His position was not fully secure, and in some areas castles were victualled in preparation for and anticipation of any trouble that might have erupted. In England his ascension to the throne was broadly undisputed, but in the French provinces there was a consensus that the young Arthur, Duke of Brittany and John’s nephew through Geoffrey, had a better claim to the throne. Anjou, Maine and Touraine declared for Arthur, amid rumours that he also had the support of Archbishop Hubert Walter. The 12-year-old duke was taken under the aegis of Philip Augustus, who saw in him too good a chance to miss for trouble-making against the new King of England, just as his father had done. By a strange coincidence of history, John was with Arthur when Richard was killed. In one of his periodical bursts of energy, John made straight for Chinon to secure the Angevin treasury deposited there. Seizing the treasury was always the first action of any triumphant claimant to the throne: the financial resources thereby obtained signalled to his new subjects that they may hope for largesse in the form of gifts and patronage; but they were also made aware of the possible repercussions should they choose to resist someone who was now in a position to afford the employment of substantial mercenary forces in support of the new regime. John got off to a reasonably good start in England, gaining a measure of popular support by fixing low prices for Angevin and Poitevin wines. By the end of his reign he had created for himself one of the most controversial reputations, and possibly the worst one, of any monarch in English history.
57

His legacy has led to some ambiguous judgements on his abilities, and there is still no consensus on his reign, though one has begun to emerge over the last decade.

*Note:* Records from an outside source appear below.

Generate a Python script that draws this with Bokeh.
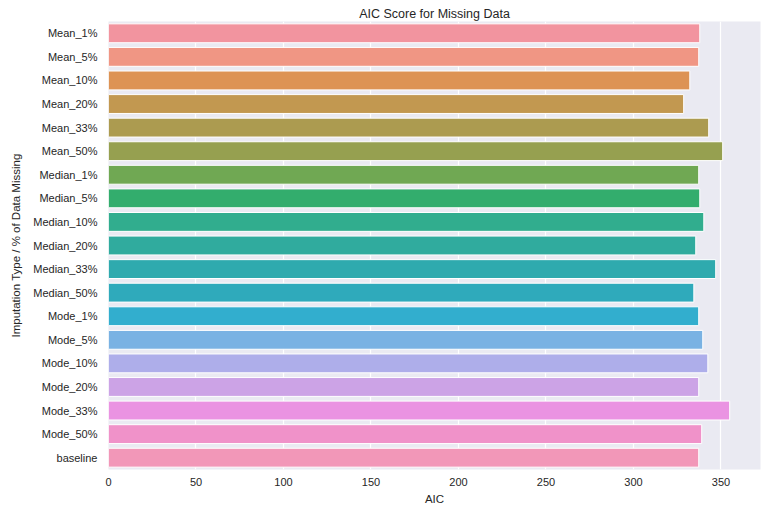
from bokeh.plotting import figure
from bokeh.models import FactorRange, Range1d, ColumnDataSource, FixedTicker
from bokeh.embed import file_html
from bokeh.resources import INLINE

categories = ["Mean_1%", "Mean_5%", "Mean_10%", "Mean_20%", "Mean_33%", "Mean_50%",
              "Median_1%", "Median_5%", "Median_10%", "Median_20%", "Median_33%", "Median_50%",
              "Mode_1%", "Mode_5%", "Mode_10%", "Mode_20%", "Mode_33%", "Mode_50%", "baseline"]
aic = [337.9, 337.3, 332.2, 328.7, 343.0, 351.0,
       337.3, 337.9, 340.2, 335.6, 347.0, 334.5,
       337.3, 339.6, 342.5, 337.3, 355.0, 339.0, 337.3]
colors = ["#f2949f", "#f09684", "#dd9354", "#c29850", "#ac9b50", "#96a050",
          "#70a853", "#33ad6d", "#31ad8e", "#30ab9e", "#2faaae", "#2faabb",
          "#32aece", "#79b2e3", "#aeaeea", "#cca3e6", "#ea93e2", "#f092c9", "#f297b8"]
x_ticks = [0, 50, 100, 150, 200, 250, 300, 350]

FONT = "Liberation Sans"
TXT = "#262626"

src = ColumnDataSource(dict(cat=categories, val=aic, color=colors))

p = figure(
    y_range=FactorRange(factors=list(reversed(categories))),
    x_range=Range1d(0, 372.6),
    width=776, height=510,
    min_border_left=108, min_border_right=16, min_border_top=21, min_border_bottom=41,
    output_backend="svg", toolbar_location=None,
    title="AIC Score for Missing Data",
)
p.hbar(y="cat", right="val", left=0, height=0.8, fill_color="color",
       line_color="white", line_width=1, source=src)

p.background_fill_color = "#eaeaf2"
p.border_fill_color = "white"
p.outline_line_color = None
p.ygrid.grid_line_color = None
p.xgrid.grid_line_color = "white"
p.xgrid.grid_line_width = 1.2
p.xaxis.ticker = FixedTicker(ticks=x_ticks)

p.title.align = "center"
p.title.text_font = FONT
p.title.text_font_size = "12.5px"
p.title.text_font_style = "normal"
p.title.text_color = TXT
p.title.standoff = 2
p.title.offset = 0

for ax in (p.xaxis, p.yaxis):
    ax.axis_line_color = None
    ax.major_tick_line_color = None
    ax.minor_tick_line_color = None
    ax.major_tick_out = 0
    ax.major_tick_in = 0
    ax.major_label_text_font = FONT
    ax.major_label_text_font_size = "11px"
    ax.major_label_text_color = TXT
    ax.axis_label_text_font = FONT
    ax.axis_label_text_font_size = "11.5px"
    ax.axis_label_text_font_style = "normal"
    ax.axis_label_text_color = TXT

p.xaxis.axis_label = "AIC"
p.yaxis.axis_label = "Imputation Type / % of Data Missing"
p.xaxis.major_label_standoff = 8
p.yaxis.major_label_standoff = 11
p.xaxis.axis_label_standoff = 4
p.yaxis.axis_label_standoff = 8

open("out.html", "w").write(file_html(p, INLINE))
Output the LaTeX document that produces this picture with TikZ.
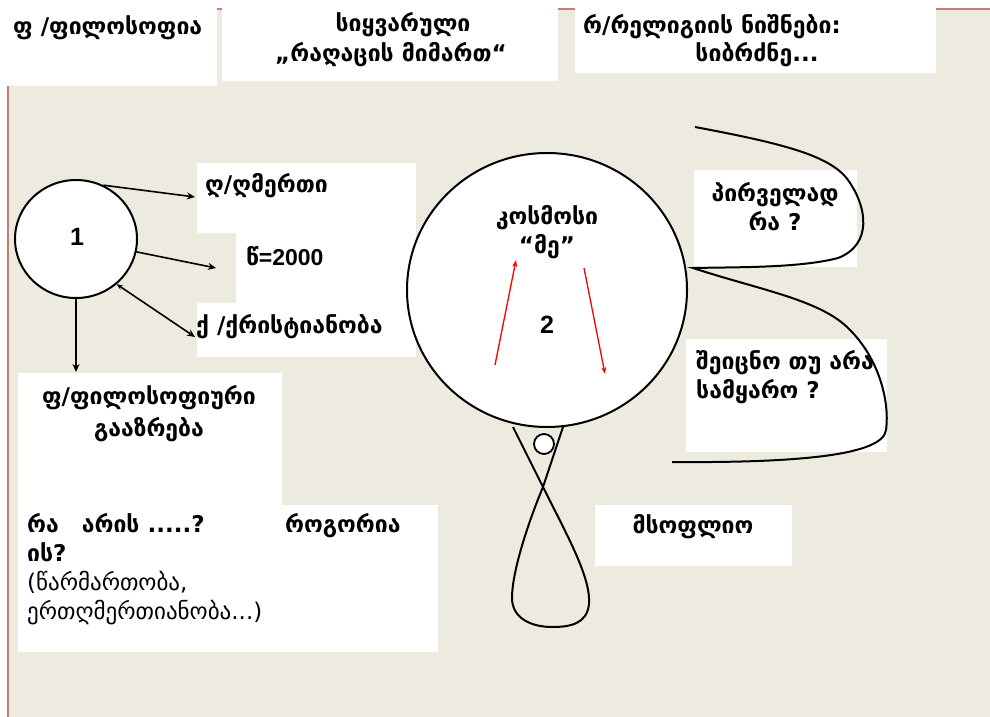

Stellar and Yeatman’s humorous history of England,
1066 and All That
, published in 1930, conveyed a simplistic summary of John which held sway for a long time: he was ‘a Bad Prince’, ‘an awful King’, a ‘wicked’ monarch who ‘demonstrated his utter incompetence’ during ‘his awful reign’.
58
Since then a great deal of scholarly revisionism of his reign has accentuated some positive aspects of John’s monarchy, especially in the field of administrative processes. In 1902, Kate Norgate accused John of blunders in statecraft, errors in strategy, weakness, cowardice, sloth and superhuman wickedness.
59
Compare this to Alan Lloyd’s assessment in 1973: ‘He was himself an ingenious administrator and a shrewd strategist. When pugnacious barons dubbed him ‘Softsword’, they paid unwitting tribute to his preference for negotiation rather than violence. The inference that he was a feeble soldier is a false one.’